All systems operational

Resolved
Host down in Canada

Started
November 29, 2023 at 6:47 AM
Status
Resolved after 1 day

Impact

Partial outage
Affected
Canada: General Infrastructure
  • Resolved
    Resolved

    After almost 24 hours of uptime we are calling this issue tentatively resolved, but will continue to monitor this in the coming days.

  • Monitoring
    Monitoring

    This system continues to vex us. We are unable to determine the root cause as all we see is a kernel crash. Temperatures and voltages are fine, we see no ECC ram errors or CPU exceptions, so this certainly looks like software dependent. We have already earlier in the day fully upgraded the system and hypervisor on the machine, which did not help. To us, it really looks like some customer workload on the machine is causing the kernel to panic and at an increasing rate today. We will now disable a couple of more customer instances which are high activity in an effort to locate the culprit.

  • Resolved
    Resolved

    We now hope we have correctly identified the root cause of the instability issues / kernel crashes we have seen today. We will continue to watch the system closely and we sincerely hope we will see not further issues here.

  • Monitoring
    Monitoring

    Unfortunately the system is again showing stability issues. We think we now have narrowed this issue down to a misbehaving virtual machine which is somehow crashing the kernel. We will boot the system again now and disable that VPS. Hopefully that will fix this issue.

  • Resolved
    Resolved

    This incident has been resolved for now. We are trying some things and are watching this system closely. It's looking like some user is running a workload which from time to time hits a kernel fault and the system freezes up. If this keeps happening, we will suspend/stop this users server in order to bring stability back to the system.

  • Monitoring
    Monitoring

    Seems like this system is having problems again.

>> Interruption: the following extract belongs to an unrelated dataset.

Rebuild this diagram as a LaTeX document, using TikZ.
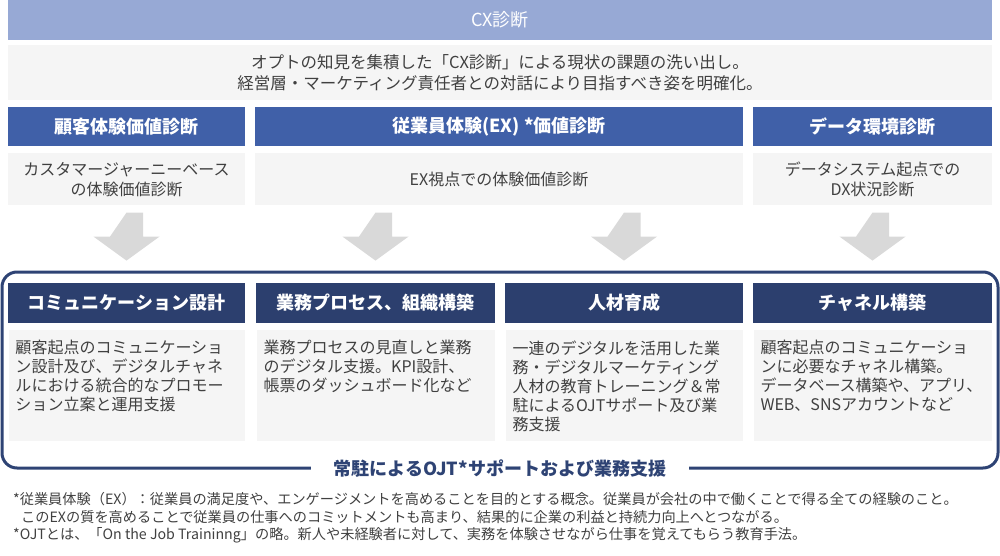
\documentclass[tikz,border=0pt]{standalone}
\usepackage{fontspec}
\setmainfont{Noto Sans CJK JP}
\usepackage{tikz}
\usetikzlibrary{positioning}
\definecolor{cxtop}{HTML}{97A9D5}
\definecolor{diagblue}{HTML}{4060A8}
\definecolor{supnavy}{HTML}{2C3F6E}
\definecolor{boxgray}{HTML}{F5F5F5}
\definecolor{arrgray}{HTML}{D9D9D9}
\definecolor{txtgray}{HTML}{404040}
\definecolor{framenavy}{HTML}{2E4374}

\begin{document}
\begin{tikzpicture}[x=1pt,y=-1pt,
	topbar/.style={fill=cxtop,text=white,inner sep=0pt,minimum height=40,font=\fontsize{18}{20}\selectfont},
	graybox/.style={fill=boxgray,inner sep=0pt,text=txtgray,align=center,font=\fontsize{16}{20}\selectfont},
	hdblue/.style={fill=diagblue,text=white,inner sep=0pt,minimum height=39,font=\bfseries\fontsize{18}{22}\selectfont},
	hdnavy/.style={fill=supnavy,text=white,inner sep=0pt,minimum height=40,font=\bfseries\fontsize{18}{22}\selectfont},
	bodytxt/.style={text=txtgray,inner sep=0pt,align=left,anchor=north west,font=\fontsize{16}{19}\selectfont},
	blockarrow/.style={fill=arrgray},
	ojtframe/.style={draw=framenavy,line width=3pt,rounded corners=15pt,inner sep=0pt},
	ojtlabel/.style={fill=white,text=framenavy,inner xsep=23pt,inner ysep=9pt,font=\bfseries\fontsize{18}{20}\selectfont},
	note/.style={text=txtgray,inner sep=0pt,align=left,anchor=north west,font=\fontsize{14.2}{17.8}\selectfont}]
	\useasboundingbox (0,0) rectangle (1000,556);
	
	% CX banner and intro
	\node[topbar,minimum width=984] (cx) at (500,20) {CX診断};
	\node[graybox,minimum width=984,minimum height=55,font=\fontsize{16.5}{21}\selectfont,below=5pt of cx] (intro)
		{オプトの知見を集積した「CX診断」による現状の課題の洗い出し。\\経営層・マーケティング責任者との対話により目指すべき姿を明確化。};
	
	% diagnosis headers
	\node[hdblue,minimum width=237] (d1) at (126.5,126.5) {顧客体験価値診断};
	\node[hdblue,minimum width=488] (d2) at (499,126.5) {従業員体験(EX) *価値診断};
	\node[hdblue,minimum width=239] (d3) at (872.5,126.5) {データ環境診断};
	
	\node[graybox,minimum width=237,minimum height=52,below=7pt of d1] (s1) {カスタマージャーニーベース\\の体験価値診断};
	\node[graybox,minimum width=488,minimum height=52,below=7pt of d2] (s2) {EX視点での体験価値診断};
	\node[graybox,minimum width=239,minimum height=52,below=7pt of d3] (s3) {データシステム起点での\\DX状況診断};
	
	% support frame
	\node[ojtframe,minimum width=996,minimum height=196] (ojt) at (500,370) {};
	
	\node[hdnavy,minimum width=237] (b1) at (126.5,303) {コミュニケーション設計};
	\node[hdnavy,minimum width=239] (b2) at (375.5,303) {業務プロセス、組織構築};
	\node[hdnavy,minimum width=238] (b3) at (624,303) {人材育成};
	\node[hdnavy,minimum width=239] (b4) at (872.5,303) {チャネル構築};
	
	\node[graybox,minimum width=236,minimum height=111,below=7pt of b1] (c1) {};
	\node[graybox,minimum width=238,minimum height=111,below=7pt of b2] (c2) {};
	\node[graybox,minimum width=237,minimum height=111,below=7pt of b3] (c3) {};
	\node[graybox,minimum width=238,minimum height=111,below=7pt of b4] (c4) {};
	
	\node[bodytxt] (t1) at ([xshift=7pt,yshift=-10pt]c1.north west)
		{顧客起点のコミュニケーショ\\ン設計及び、デジタルチャネ\\ルにおける統合的なプロモー\\ション立案と運用支援};
	\node[bodytxt] (t2) at ([xshift=7pt,yshift=-10pt]c2.north west)
		{業務プロセスの見直しと業務\\のデジタル支援。KPI設計、\\帳票のダッシュボード化など};
	\node[bodytxt] (t3) at ([xshift=7pt,yshift=-10pt]c3.north west)
		{一連のデジタルを活用した業\\務・デジタルマーケティング\\人材の教育トレーニング＆常\\駐によるOJTサポート及び業\\務支援};
	\node[bodytxt] (t4) at ([xshift=7pt,yshift=-10pt]c4.north west)
		{顧客起点のコミュニケーショ\\ンに必要なチャネル構築。\\データベース構築や、アプリ、\\WEB、SNSアカウントなど};
	
	% grey arrows
	\foreach \b in {b1,b2,b3,b4}
		\fill[blockarrow] ([yshift=-7pt]\b.north |- s1.south) -- ++(16.5,0) -- ++(0,24) -- ++(16.5,0)
			-- ++(-33,24) -- ++(-33,-24) -- ++(16.5,0) -- cycle;
	
	\node[ojtlabel] (lbl) at ([yshift=1pt]ojt.south) {常駐によるOJT*サポートおよび業務支援};
	
	% notes
	\node[note] (notes) at (13,492)
		{*従業員体験（EX）：従業員の満足度や、エンゲージメントを高めることを目的とする概念。従業員が会社の中で働くことで得る全ての経験のこと。\\
		\hspace{8pt}このEXの質を高めることで従業員の仕事へのコミットメントも高まり、結果的に企業の利益と持続力向上へとつながる。\\
		*OJTとは、「On the Job Traininng」の略。新人や未経験者に対して、実務を体験させながら仕事を覚えてもらう教育手法。};
\end{tikzpicture}
\end{document}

We will bring it up asap and investigate further.

  • Resolved
    Resolved

    This incident has been resolved, all VPS servers are up and we hope this instability issue is past us now.

  • Identified
    Update

    After having inspected all hardware, we now believe this is a kernel/software issue and will be running a full upgrade of the system, after which we will perform another reboot. You can expect your server to be up in 5-10 minutes from now.

  • Identified
    Identified

    We have a host down in Canada again, the same one as the other day. This may indicate there is some lurking hardware failure which we will investigate further. We will start with getting the system up, which it should be in about 5-10 minutes.